Tailor the tuning for each customer if necessary. Tuning that works for one customer may not work for the other, because differences in workload may create different tuning needs. So do not blindly apply a known tuning to other system unless the root cause is the same.
Be meticulous in data collection. Troubleshooting performance problems is an iterative process. As one bottleneck is resolved a new one may emerge. Therefore, automating data collection to ensure consistent data collection throughout the RCA process is critical for efficient problem resolution. In addition, avoid adding additional jobs or allowing unrelated jobs to run on the system while the data collection is in progress.
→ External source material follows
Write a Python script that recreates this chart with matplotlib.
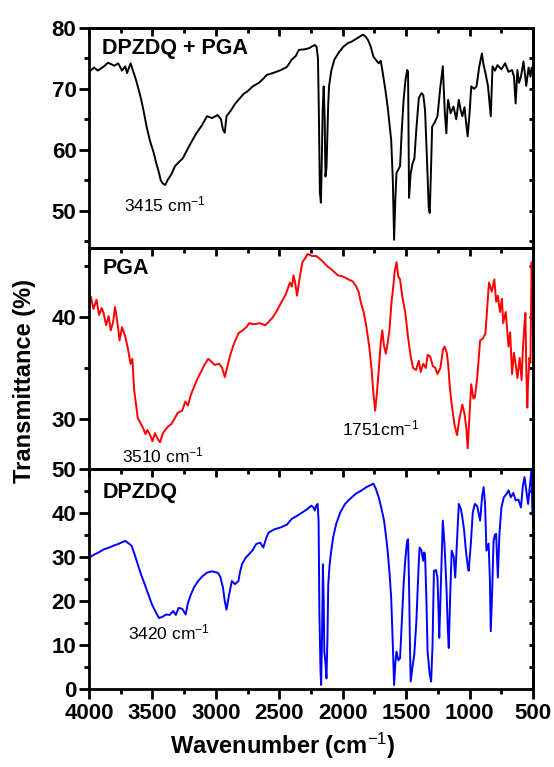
import matplotlib
matplotlib.use("Agg")
import matplotlib.pyplot as plt
from matplotlib.ticker import MultipleLocator

plt.rcParams['font.family'] = ['Liberation Sans', 'DejaVu Sans']
plt.rcParams['mathtext.fontset'] = 'custom'
plt.rcParams['mathtext.rm'] = 'Liberation Sans'
plt.rcParams['mathtext.it'] = 'Liberation Sans:italic'
plt.rcParams['mathtext.bf'] = 'Liberation Sans:bold'

# ---- DPZDQ + PGA (black): (wavenumber, transmittance) ----
mix_points = [
    (4000, 72.8), (3960, 73.5), (3930, 73.0), (3882, 73.7), (3850, 74.3), (3800, 73.8),
    (3770, 74.2), (3740, 73.0), (3714, 73.7), (3700, 72.6), (3672, 74.2), (3650, 72.8),
    (3630, 71.5), (3610, 70.0), (3588, 68.2), (3566, 66.0), (3546, 63.8), (3520, 61.5),
    (3490, 59.5), (3470, 57.8), (3448, 56.2), (3435, 55.0), (3420, 54.5), (3400, 54.2),
    (3378, 55.1), (3350, 56.0), (3322, 57.3), (3290, 58.0), (3260, 58.6), (3238, 59.5),
    (3200, 61.0), (3154, 62.7), (3110, 64.0), (3070, 65.5), (3030, 65.2), (2986, 65.7),
    (2960, 65.0), (2944, 63.3), (2930, 62.8), (2916, 65.5), (2880, 66.5), (2850, 67.5),
    (2822, 68.2), (2780, 69.2), (2750, 69.6), (2710, 70.4), (2660, 71.0), (2620, 71.8),
    (2598, 72.3), (2550, 72.6), (2486, 73.1), (2440, 73.6), (2402, 74.8), (2370, 75.4),
    (2346, 76.4), (2300, 76.5), (2262, 76.7), (2240, 77.0), (2220, 77.2), (2206, 76.9),
    (2195, 75.0), (2188, 66.0), (2180, 53.0), (2172, 51.3), (2165, 58.0), (2158, 66.6),
    (2150, 70.4), (2142, 65.0), (2136, 55.6), (2128, 57.0), (2122, 61.6), (2115, 67.0),
    (2108, 70.4), (2090, 73.0), (2066, 74.8), (2030, 76.0), (1996, 76.9), (1960, 77.5),
    (1926, 77.8), (1880, 78.4), (1842, 78.9), (1820, 78.6), (1800, 78.0), (1780, 77.0),
    (1758, 75.3), (1740, 74.8), (1716, 74.2), (1700, 74.6), (1688, 73.1), (1665, 70.0),
    (1646, 67.1), (1630, 64.0), (1618, 61.6), (1605, 55.0), (1595, 45.2), (1585, 52.0),
    (1576, 56.2), (1560, 56.8), (1548, 57.3), (1535, 63.0), (1520, 68.2), (1505, 71.5),
    (1492, 73.1), (1485, 72.8), (1477, 52.1), (1465, 56.0), (1449, 57.8), (1435, 58.5),
    (1421, 63.0), (1400, 68.5), (1379, 69.3), (1365, 69.0), (1351, 66.5), (1335, 58.0),
    (1322, 50.5), (1314, 49.6), (1305, 56.0), (1295, 63.8), (1275, 64.5), (1253, 65.5),
    (1232, 70.0), (1211, 73.7), (1195, 66.0), (1183, 62.7), (1175, 66.5), (1169, 68.2),
    (1150, 66.0), (1127, 67.1), (1105, 65.0), (1085, 68.2), (1070, 66.5), (1057, 65.5),
    (1040, 67.0), (1025, 64.0), (1015, 62.2), (1000, 66.0), (987, 70.4), (965, 70.0),
    (945, 70.4), (925, 73.5), (903, 75.8), (890, 74.0), (875, 72.6), (855, 70.5),
    (840, 67.0), (833, 65.5), (819, 73.7), (800, 73.0), (780, 73.9), (749, 73.2),
    (720, 74.2), (693, 72.8), (665, 73.1), (650, 72.0), (637, 67.6), (623, 73.1),
    (610, 71.0), (595, 72.0), (575, 74.5), (553, 70.5), (535, 73.5), (520, 72.0),
    (511, 73.5), (500, 72.5)]

# ---- PGA (red) ----
pga_points = [
    (4000, 42.1), (3985, 42.0), (3965, 40.8), (3941, 41.7), (3920, 40.2), (3900, 40.9),
    (3885, 40.4), (3865, 39.2), (3845, 40.1), (3829, 38.7), (3810, 39.5), (3795, 41.0),
    (3787, 40.4), (3770, 38.9), (3759, 37.7), (3740, 39.0), (3714, 38.1), (3695, 37.0),
    (3672, 35.4), (3658, 35.9), (3644, 32.8), (3630, 31.5), (3616, 30.1), (3595, 29.6),
    (3574, 29.1), (3555, 28.5), (3540, 28.9), (3518, 28.4), (3500, 27.8), (3480, 28.6),
    (3462, 28.1), (3440, 27.7), (3420, 28.5), (3406, 28.8), (3380, 29.2), (3350, 29.5),
    (3322, 30.1), (3300, 30.6), (3266, 30.8), (3240, 31.7), (3220, 31.3), (3196, 32.4),
    (3170, 33.2), (3150, 33.8), (3126, 34.4), (3090, 35.3), (3060, 35.9), (3042, 35.7),
    (3010, 35.3), (2972, 35.4), (2950, 35.0), (2930, 34.1), (2910, 35.1), (2888, 36.2),
    (2860, 37.3), (2822, 38.4), (2790, 38.7), (2760, 39.0), (2738, 39.4), (2700, 39.3),
    (2654, 39.4), (2610, 39.2), (2556, 39.9), (2520, 40.6), (2486, 41.4), (2450, 42.2),
    (2416, 43.4), (2400, 43.0), (2388, 44.1), (2375, 43.4), (2360, 42.1), (2340, 43.8),
    (2318, 45.4), (2295, 45.8), (2276, 46.2), (2240, 46.0), (2206, 46.0), (2160, 45.5),
    (2122, 45.0), (2080, 44.6), (2038, 44.1), (2000, 44.0), (1954, 43.7), (1920, 43.5),
    (1898, 43.1), (1875, 42.5), (1856, 41.4), (1835, 40.5), (1814, 39.1), (1790, 37.0),
    (1772, 34.8), (1758, 32.5), (1744, 30.8), (1730, 32.6), (1716, 34.8), (1700, 37.5),
    (1688, 38.7), (1675, 37.2), (1660, 36.4), (1645, 37.5), (1632, 38.7), (1615, 41.5),
    (1604, 42.7), (1590, 44.5), (1576, 45.4), (1562, 44.0), (1548, 43.7), (1530, 42.0),
    (1506, 40.4), (1485, 38.0), (1464, 36.1), (1445, 35.0), (1422, 34.8), (1400, 35.7),
    (1385, 34.6), (1366, 35.4), (1345, 35.0), (1330, 36.3), (1310, 36.1), (1290, 35.2),
    (1270, 35.0), (1253, 34.4), (1230, 35.0), (1210, 36.8), (1197, 37.1), (1180, 36.5),
    (1169, 35.4), (1155, 33.0), (1141, 31.4), (1120, 29.5), (1099, 28.4), (1080, 30.0),
    (1057, 31.4), (1040, 30.5), (1025, 29.0), (1015, 27.1), (1000, 30.5), (987, 33.4),
    (970, 32.0), (959, 32.1), (940, 34.0), (917, 37.7), (895, 37.9), (875, 38.4),
    (860, 41.0), (847, 43.4), (825, 42.5), (805, 43.7), (790, 41.5), (777, 42.1),
    (760, 40.5), (745, 41.8), (735, 39.4), (715, 40.5), (693, 37.1), (680, 38.5),
    (665, 34.4), (650, 36.5), (637, 35.4), (623, 34.0), (605, 36.0), (590, 33.8),
    (581, 36.5), (570, 38.8), (560, 40.4), (553, 35.0), (545, 31.1), (539, 33.5),
    (528, 36.0), (520, 35.5), (511, 45.4), (505, 43.0)]

# ---- DPZDQ (blue) ----
dp_points = [
    (4000, 29.8), (3960, 30.5), (3930, 30.9), (3882, 31.7), (3850, 32.0), (3800, 32.6),
    (3770, 32.9), (3740, 33.3), (3714, 33.6), (3690, 33.1), (3664, 32.5), (3640, 30.5),
    (3616, 28.3), (3590, 26.0), (3560, 23.7), (3530, 21.3), (3504, 19.2), (3475, 17.5),
    (3448, 16.1), (3420, 16.4), (3392, 16.9), (3365, 16.8), (3336, 17.7), (3315, 16.8),
    (3294, 18.4), (3265, 18.2), (3238, 16.9), (3220, 19.5), (3196, 21.5), (3170, 23.2),
    (3140, 24.5), (3105, 25.6), (3070, 26.4), (3030, 26.7), (2986, 26.4), (2965, 25.5),
    (2944, 23.0), (2930, 20.0), (2916, 18.0), (2895, 21.5), (2874, 24.5), (2850, 23.8),
    (2822, 24.5), (2810, 26.5), (2794, 28.3), (2765, 29.8), (2738, 30.6), (2710, 31.5),
    (2682, 32.9), (2650, 33.2), (2626, 32.1), (2600, 34.5), (2584, 35.5), (2540, 36.2),
    (2486, 36.7), (2440, 37.3), (2402, 38.6), (2360, 39.3), (2318, 40.1), (2280, 40.8),
    (2248, 41.6), (2230, 41.2), (2220, 40.5), (2210, 41.5), (2198, 42.0), (2190, 38.0),
    (2184, 17.7), (2175, 4.0), (2170, 0.9), (2163, 12.0), (2156, 28.3), (2150, 20.0),
    (2145, 8.5), (2136, 6.0), (2128, 2.4), (2120, 12.0), (2114, 23.7), (2104, 28.0),
    (2094, 30.6), (2075, 34.5), (2052, 37.4), (2020, 40.0), (1982, 42.0), (1940, 43.2),
    (1898, 44.3), (1855, 45.0), (1814, 45.8), (1785, 46.2), (1758, 46.6), (1740, 45.5),
    (1716, 43.5), (1695, 41.0), (1674, 38.2), (1660, 35.0), (1646, 31.4), (1630, 26.0),
    (1618, 20.7), (1605, 10.0), (1595, 0.9), (1585, 6.0), (1576, 8.5), (1562, 6.5),
    (1548, 7.0), (1535, 15.0), (1520, 23.7), (1505, 30.0), (1492, 33.6), (1485, 34.0),
    (1477, 23.7), (1470, 10.0), (1464, 1.7), (1450, 5.0), (1436, 7.8), (1420, 15.0),
    (1408, 23.7), (1400, 29.0), (1394, 32.1), (1380, 31.5), (1366, 29.1), (1358, 31.0),
    (1351, 30.6), (1340, 20.0), (1331, 8.5), (1315, 3.5), (1303, 1.7), (1292, 10.0),
    (1281, 26.8), (1265, 27.0), (1253, 25.3), (1245, 18.0), (1239, 11.6), (1225, 25.0),
    (1211, 38.2), (1198, 33.0), (1183, 23.7), (1172, 14.0), (1164, 9.3), (1152, 22.0),
    (1141, 31.4), (1125, 30.0), (1113, 25.3), (1100, 33.0), (1085, 42.0), (1070, 41.0),
    (1057, 39.0), (1043, 36.0), (1029, 31.4), (1015, 28.0), (1007, 26.8), (990, 33.0),
    (975, 40.0), (959, 42.0), (940, 41.5), (917, 38.2), (900, 44.0), (889, 45.8),
    (878, 42.0), (867, 31.4), (850, 33.0), (840, 25.0), (833, 13.1), (822, 22.0),
    (811, 33.6), (800, 35.0), (791, 35.2), (784, 30.0), (777, 25.3), (765, 35.0),
    (749, 41.2), (730, 43.5), (710, 44.2), (693, 45.1), (675, 43.5), (655, 44.5),
    (637, 42.8), (615, 43.0), (595, 41.2), (580, 46.0), (567, 48.1), (553, 45.0),
    (539, 42.0), (525, 46.0), (511, 50.0), (505, 40.0), (500, 39.0)]

x_ticks = [4000, 3500, 3000, 2500, 2000, 1500, 1000, 500]
panel_labels = ['DPZDQ + PGA', 'PGA', 'DPZDQ']
annotations = [(0, 3400, 51.0, '3415 cm$^{-1}$'), (1, 3420, 26.4, '3510 cm$^{-1}$'),
               (1, 1700, 29.1, '1751cm$^{-1}$'), (2, 3370, 12.8, '3420 cm$^{-1}$')]

fig = plt.figure(figsize=(5.54, 7.67), dpi=100)
left, width = 89 / 554, 444 / 554
bot, top = 1 - 689 / 767, 1 - 28 / 767
h = (top - bot) / 3
bottoms = [bot + 2 * h, bot + h, bot]
ylims = [(43.8, 80), (25.1, 46.76), (0, 50)]
yticks = [[50, 60, 70, 80], [30, 40], [0, 10, 20, 30, 40, 50]]
series = [(mix_points, 'black'), (pga_points, 'red'), (dp_points, 'blue')]
label_y = [0.955, 0.955, 0.94]

axes = []
for i in range(3):
    ax = fig.add_axes([left, bottoms[i], width, h])
    pts, col = series[i]
    wn = [p[0] for p in pts]
    tr = [p[1] for p in pts]
    ax.plot(wn, tr, color=col, lw=1.4)
    ax.set_xlim(4000, 500)
    ax.set_ylim(*ylims[i])
    ax.set_yticks(yticks[i])
    ax.yaxis.set_minor_locator(MultipleLocator(5))
    ax.set_xticks(x_ticks)
    ax.xaxis.set_minor_locator(MultipleLocator(250))
    for sp in ax.spines.values():
        sp.set_linewidth(2.0)
    ax.tick_params(axis='y', which='both', left=True, right=False, direction='out',
                   width=2, labelsize=16, pad=2)
    ax.tick_params(axis='y', which='major', length=7)
    ax.tick_params(axis='y', which='minor', length=3.5)
    ax.tick_params(axis='x', which='both', top=False, bottom=(i == 2), direction='out',
                   width=2, labelsize=16, labelbottom=(i == 2), pad=3)
    ax.tick_params(axis='x', which='major', length=7)
    ax.tick_params(axis='x', which='minor', length=3.5)
    for lab in ax.get_yticklabels() + ax.get_xticklabels():
        lab.set_fontweight('bold')
    axr = ax.secondary_yaxis('right')
    axr.set_yticks(yticks[i])
    axr.yaxis.set_minor_locator(MultipleLocator(5))
    axr.tick_params(axis='y', which='both', direction='in', width=2, length=3, labelright=False)
    axr.spines['right'].set_linewidth(2.0)
    axt = ax.secondary_xaxis('top')
    axt.set_xticks(x_ticks)
    axt.xaxis.set_minor_locator(MultipleLocator(250))
    axt.tick_params(axis='x', which='major', direction='in', width=2, length=6, labeltop=False)
    axt.tick_params(axis='x', which='minor', direction='in', width=2, length=3.5)
    axt.spines['top'].set_linewidth(2.0)
    ax.text(0.03, label_y[i], panel_labels[i], transform=ax.transAxes, fontsize=15.5,
            fontweight='bold', ha='left', va='top')
    axes.append(ax)

for idx, x, y, s in annotations:
    axes[idx].text(x, y, s, fontsize=12.5, ha='center', va='center')

fig.text(0.045, 0.503, 'Transmittance (%)', rotation=90, fontsize=17, fontweight='bold',
         ha='center', va='center')
fig.text(0.51, 0.028, 'Wavenumber (cm$^{-1}$)', fontsize=17, fontweight='bold',
         ha='center', va='center')

fig.savefig('out.png', dpi=100)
Remain relentless in RCA. Don't attempt to tune the system until a root cause is identified. Without knowing the root cause, the tuning will be trial and error. It is time consuming and risky. Incorrect tuning can destabilize the system and can result in further performance degradation.
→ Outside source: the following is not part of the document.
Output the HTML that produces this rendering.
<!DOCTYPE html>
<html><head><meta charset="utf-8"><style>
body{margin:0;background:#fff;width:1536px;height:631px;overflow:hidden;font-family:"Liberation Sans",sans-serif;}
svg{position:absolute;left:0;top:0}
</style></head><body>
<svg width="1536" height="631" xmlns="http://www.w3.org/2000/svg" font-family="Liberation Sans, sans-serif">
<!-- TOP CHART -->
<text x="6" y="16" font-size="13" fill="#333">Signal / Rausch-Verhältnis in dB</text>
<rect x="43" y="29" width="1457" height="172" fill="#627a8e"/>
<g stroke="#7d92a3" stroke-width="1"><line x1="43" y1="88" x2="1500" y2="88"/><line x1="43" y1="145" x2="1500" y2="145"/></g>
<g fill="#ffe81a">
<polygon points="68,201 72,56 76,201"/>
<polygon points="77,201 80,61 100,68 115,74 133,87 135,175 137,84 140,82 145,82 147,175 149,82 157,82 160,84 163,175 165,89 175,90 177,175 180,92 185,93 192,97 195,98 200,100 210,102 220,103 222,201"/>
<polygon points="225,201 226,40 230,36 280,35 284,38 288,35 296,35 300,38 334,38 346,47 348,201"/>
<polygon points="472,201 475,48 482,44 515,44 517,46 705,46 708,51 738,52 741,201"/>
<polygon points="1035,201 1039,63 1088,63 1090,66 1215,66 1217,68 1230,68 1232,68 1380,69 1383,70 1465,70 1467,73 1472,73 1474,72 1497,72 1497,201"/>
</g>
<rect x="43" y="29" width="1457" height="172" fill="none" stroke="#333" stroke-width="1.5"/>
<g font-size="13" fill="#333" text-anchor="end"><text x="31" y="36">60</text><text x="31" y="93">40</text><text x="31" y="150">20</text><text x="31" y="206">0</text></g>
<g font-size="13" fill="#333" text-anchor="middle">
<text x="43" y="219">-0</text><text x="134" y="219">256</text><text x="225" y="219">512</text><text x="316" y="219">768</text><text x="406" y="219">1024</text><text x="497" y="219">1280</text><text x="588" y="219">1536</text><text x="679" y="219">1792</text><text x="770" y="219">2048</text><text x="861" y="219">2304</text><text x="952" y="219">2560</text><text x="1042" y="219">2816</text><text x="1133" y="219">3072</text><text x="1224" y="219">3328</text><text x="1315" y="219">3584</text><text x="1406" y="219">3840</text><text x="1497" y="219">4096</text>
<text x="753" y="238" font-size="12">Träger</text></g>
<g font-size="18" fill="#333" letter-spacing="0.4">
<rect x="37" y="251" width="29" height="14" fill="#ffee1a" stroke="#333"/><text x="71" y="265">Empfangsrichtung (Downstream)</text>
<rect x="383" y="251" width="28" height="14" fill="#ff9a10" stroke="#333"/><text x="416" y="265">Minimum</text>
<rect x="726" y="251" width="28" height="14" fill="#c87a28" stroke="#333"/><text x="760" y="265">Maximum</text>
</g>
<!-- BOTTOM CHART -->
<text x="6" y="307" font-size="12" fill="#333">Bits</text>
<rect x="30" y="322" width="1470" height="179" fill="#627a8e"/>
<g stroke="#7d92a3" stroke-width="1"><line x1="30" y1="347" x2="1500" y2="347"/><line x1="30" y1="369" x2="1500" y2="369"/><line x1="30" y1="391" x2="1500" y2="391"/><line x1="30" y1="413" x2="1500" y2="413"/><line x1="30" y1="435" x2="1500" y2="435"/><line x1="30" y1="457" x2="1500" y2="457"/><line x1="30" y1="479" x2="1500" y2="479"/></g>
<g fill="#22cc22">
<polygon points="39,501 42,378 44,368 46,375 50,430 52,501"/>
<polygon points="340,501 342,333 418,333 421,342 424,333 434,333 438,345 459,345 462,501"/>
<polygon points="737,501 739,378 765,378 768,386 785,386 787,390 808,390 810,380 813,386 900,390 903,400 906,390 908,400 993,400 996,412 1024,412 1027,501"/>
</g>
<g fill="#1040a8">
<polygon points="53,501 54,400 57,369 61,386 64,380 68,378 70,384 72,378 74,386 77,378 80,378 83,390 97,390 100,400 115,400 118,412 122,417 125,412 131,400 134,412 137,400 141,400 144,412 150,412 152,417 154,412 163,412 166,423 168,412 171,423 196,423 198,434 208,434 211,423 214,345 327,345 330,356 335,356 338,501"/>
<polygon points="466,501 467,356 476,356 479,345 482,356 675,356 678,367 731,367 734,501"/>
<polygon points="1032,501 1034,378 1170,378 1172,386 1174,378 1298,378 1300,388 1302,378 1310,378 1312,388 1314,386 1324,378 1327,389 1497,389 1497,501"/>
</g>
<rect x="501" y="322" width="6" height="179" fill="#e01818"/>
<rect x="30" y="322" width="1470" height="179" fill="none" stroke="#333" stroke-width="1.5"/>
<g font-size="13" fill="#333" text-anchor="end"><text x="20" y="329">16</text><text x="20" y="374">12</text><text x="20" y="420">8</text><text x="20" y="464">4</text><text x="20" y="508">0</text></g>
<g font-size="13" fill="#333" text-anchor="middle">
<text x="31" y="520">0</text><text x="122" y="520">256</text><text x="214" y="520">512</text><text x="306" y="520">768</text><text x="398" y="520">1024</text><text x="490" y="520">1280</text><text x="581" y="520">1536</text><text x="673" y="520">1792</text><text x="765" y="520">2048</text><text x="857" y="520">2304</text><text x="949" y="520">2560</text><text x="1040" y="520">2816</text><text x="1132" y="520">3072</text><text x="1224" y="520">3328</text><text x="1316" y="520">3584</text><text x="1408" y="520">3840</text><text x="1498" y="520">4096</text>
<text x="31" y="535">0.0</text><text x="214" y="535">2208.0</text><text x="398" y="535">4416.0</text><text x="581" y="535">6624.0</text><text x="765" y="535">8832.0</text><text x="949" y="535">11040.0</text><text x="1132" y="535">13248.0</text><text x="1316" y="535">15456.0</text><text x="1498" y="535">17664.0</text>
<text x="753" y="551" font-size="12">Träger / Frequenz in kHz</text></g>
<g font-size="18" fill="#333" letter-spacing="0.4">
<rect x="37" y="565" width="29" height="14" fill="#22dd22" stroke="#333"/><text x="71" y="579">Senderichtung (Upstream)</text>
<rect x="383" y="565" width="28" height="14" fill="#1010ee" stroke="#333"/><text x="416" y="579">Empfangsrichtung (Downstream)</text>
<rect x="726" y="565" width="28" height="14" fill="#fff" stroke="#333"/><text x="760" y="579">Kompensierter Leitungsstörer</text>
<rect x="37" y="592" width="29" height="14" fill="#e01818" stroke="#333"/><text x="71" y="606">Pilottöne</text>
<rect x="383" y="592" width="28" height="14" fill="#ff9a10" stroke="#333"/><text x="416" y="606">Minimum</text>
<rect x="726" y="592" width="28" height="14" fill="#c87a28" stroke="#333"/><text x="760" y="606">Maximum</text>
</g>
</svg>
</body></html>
Keep laser focus on the four major resources - CPU, memory, IO, network. All performance issues manifest themselves in one or more of the 4 major H/W resources. By focusing on the usage patten of the four major resources, you can quickly identify an entry point to start the iterative RCA. Look for patterns that defy the common sense or the norm. For example, in general, higher throughput will consume more CPU cycles. If the throughput decreases, while CPU usage increases or remains the same, then your entry point should be the CPU. You may want to look for processes that consume more CPU. Another example is when throughput has plateaued, but disk queue length increases. This is an indication of an I/O subsystem bottleneck and the entry point to RCA should be the I/O code path.
Performance numbers, both throughput and performance statistics, are relative. A number is meaningless until you compare with another number. For example, a disk queue length of 10 is meaningless until you compare with a similar workload which has a queue length of 5. That is why it is important to keep a set of performance data when system is running normally, and when a performance problem occurs, collect the same kind of data for comparison. Having a set of baseline numbers to compare with throughout the iterative process is key for successful problem resolution.
Identify changes in the Environment, such as newly implemented security requirements, changes in workloads applications, hardware of network infrastructure changes, and increases in size of data to the workloads.